I would do a quick oil and fuel check and then maneuver the boat to the loading dock. Within 20 or 30 minutes the first tourists would start making their way to the dock.



During the hottest part of the summer, it is killer hot. Luckily you have an abundance of 50 degree water. The bandana around my neck would be soaked in the river and then tied around my neck. Usually within about 5 minutes or so it would be evaporated and dry.



A lull in the flow of tourists, usually about a 15 or 20 minute break.




Tourist, looking down from the rim think that it is grass growing along the river. It is actually 16 to 18 foot trees: Tamarisk and Canyon Willow. When the Spanish discovered the Grand Canyon in 1540, they looked down and thought the river was only 60 or 70 feet wide. The Colorado River actually averages 300 feet wide in the Grand Canyon. Many people are fooled by the perspective at the Grand Canyon.



Usually, the rotor-wash from the helicopters would scare all of the wildlife away, but every once in a while we would get a good look. These Desert Bighorn Sheep were on ledges just above the river.



This guy was laying down, taking it easy on ledges right above the river. 
During the time I was working on the river I saw Bighorn, some beautiful white Crane's that were migrating through the area, a Roadrunner, a Red-spotted Toad, a Skunk, and one time a Beaver came swimming down the river. Because the Colorado River is melted snow from the Rocky Mountains, and because the river runs at a fast clip, the water temp in the winter is in the mid 40's and in the summer the mid 50's. They say that 50% of the people that fall into the Colorado River in the Grand Canyon without a PFD drown.




At the end of the day I would jump onto the last chopper and reverse the order to get back home, except that sometimes I would fly back to Boulder City on a helicopter if that was the next aircraft that was returning.

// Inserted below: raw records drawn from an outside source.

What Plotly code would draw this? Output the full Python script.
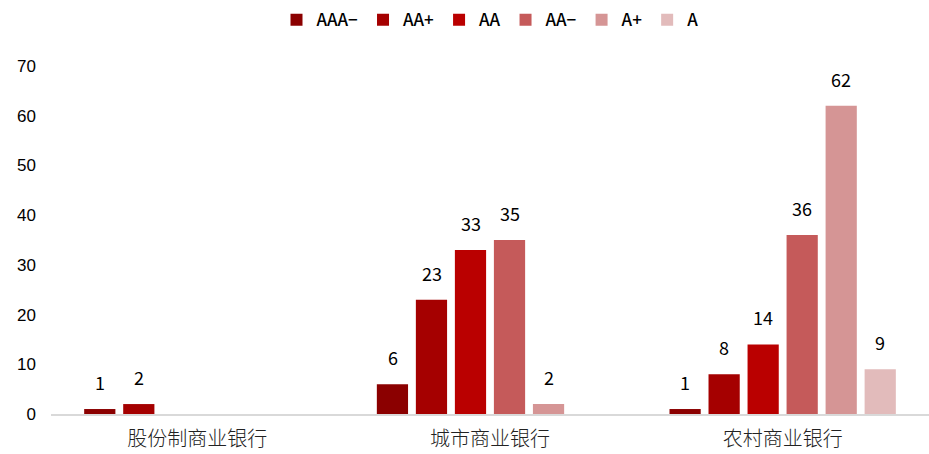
import plotly.graph_objects as go

categories = ["股份制商业银行", "城市商业银行", "农村商业银行"]
series_names = ["AAA−", "AA+", "AA", "AA−", "A+", "A"]
values = {
    "AAA−": [1, 6, 1],
    "AA+": [2, 23, 8],
    "AA": [0, 33, 14],
    "AA−": [0, 35, 36],
    "A+": [0, 2, 62],
    "A": [0, 0, 9],
}
colors = ["#8B0000", "#A50000", "#BA0000", "#C55A5A", "#D59595", "#E2BBBB"]
y_ticks = [0, 10, 20, 30, 40, 50, 60, 70]

num_font = "Noto Sans CJK SC"

fig = go.Figure()
for name, col in zip(series_names, colors):
    vals = values[name]
    fig.add_trace(go.Bar(
        name=name,
        x=categories,
        y=vals,
        marker=dict(color=col, line=dict(width=0)),
        textposition="none",
    ))

# data labels placed above bars
n = len(series_names)
for j, name in enumerate(series_names):
    for i, cat in enumerate(categories):
        v = values[name][i]
        if not v:
            continue
        fig.add_annotation(
            x=i, y=v, xref="x", yref="y",
            text=str(v), showarrow=False,
            yanchor="bottom", yshift=12,
            xshift=(j - (n - 1) / 2) * 39,
            font=dict(family=num_font, size=18, color="#000000"),
        )

fig.update_layout(
    width=929, height=454,
    barmode="group", bargap=0.2, bargroupgap=0.2,
    plot_bgcolor="white", paper_bgcolor="white",
    margin=dict(l=51, r=0, t=66, b=40),
    legend=dict(
        orientation="h", x=0.5, xanchor="center", y=0.995, yanchor="top",
        yref="container",
        font=dict(family=num_font, size=17, color="#000000", weight=500),
        itemwidth=30, traceorder="normal",
    ),
    showlegend=True,
)
fig.update_xaxes(
    showline=True, linecolor="#D9D9D9", linewidth=1.5,
    tickfont=dict(family="Noto Sans CJK SC", size=20, color="#222222", weight=300),
    ticks="", showgrid=False, ticklabelstandoff=6,
)
fig.update_yaxes(
    range=[0, 70], tickvals=y_ticks, showgrid=False, zeroline=False,
    showline=False, ticks="",
    tickfont=dict(family="Liberation Sans", size=17, color="#000000"),
    ticklabelstandoff=14,
)
fig.write_html("out.html")
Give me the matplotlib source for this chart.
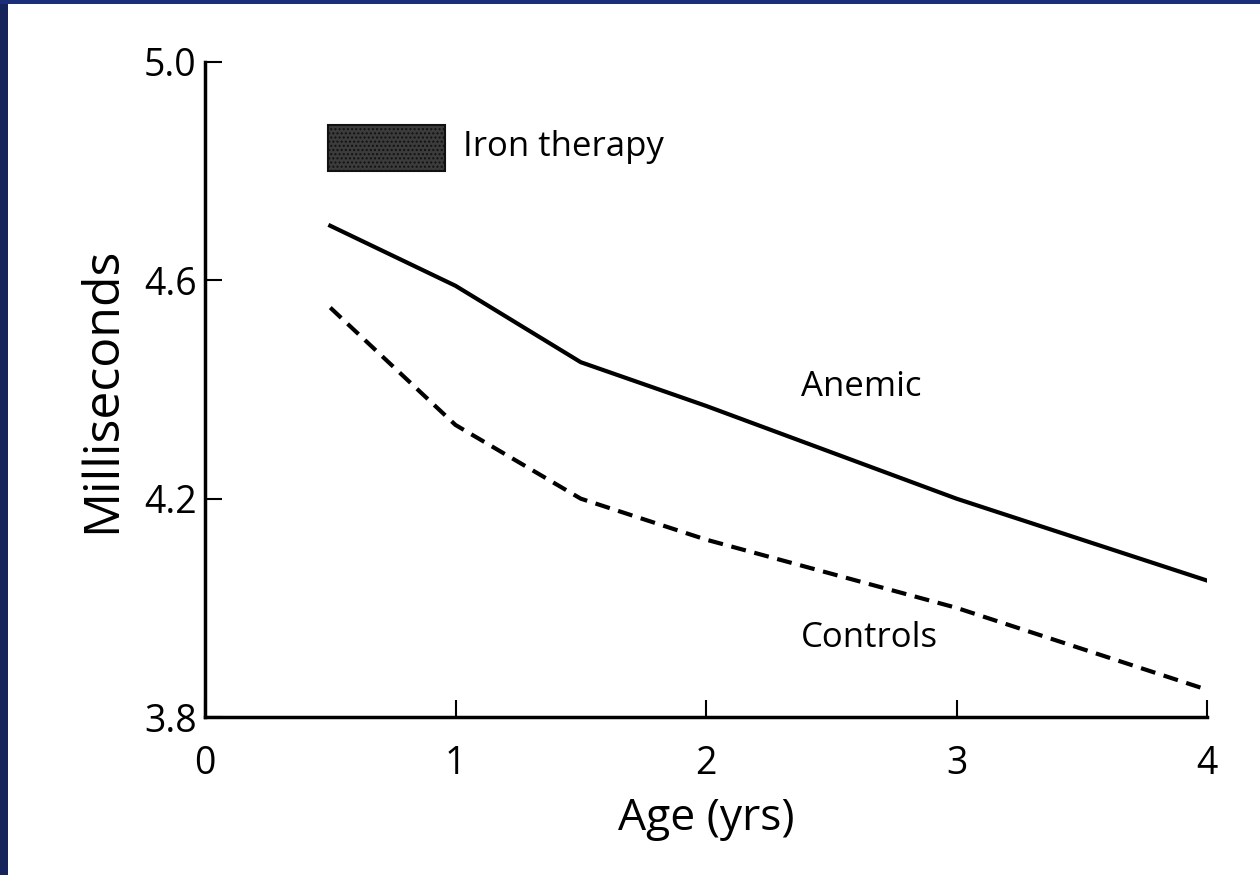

Brooke and I paid $250 each in 2006 for a helicopter tour of the Grand Canyon. Today, the cost for a helicopter tour from Vegas is more like $400.



This photo is for my brother Jeff, who flew helicopters in the army. He was in Panama when Noriega was captured and did some pretty hairy flying in the midst of the fray, even having his co-pilot shot when they flew into a hot landing zone.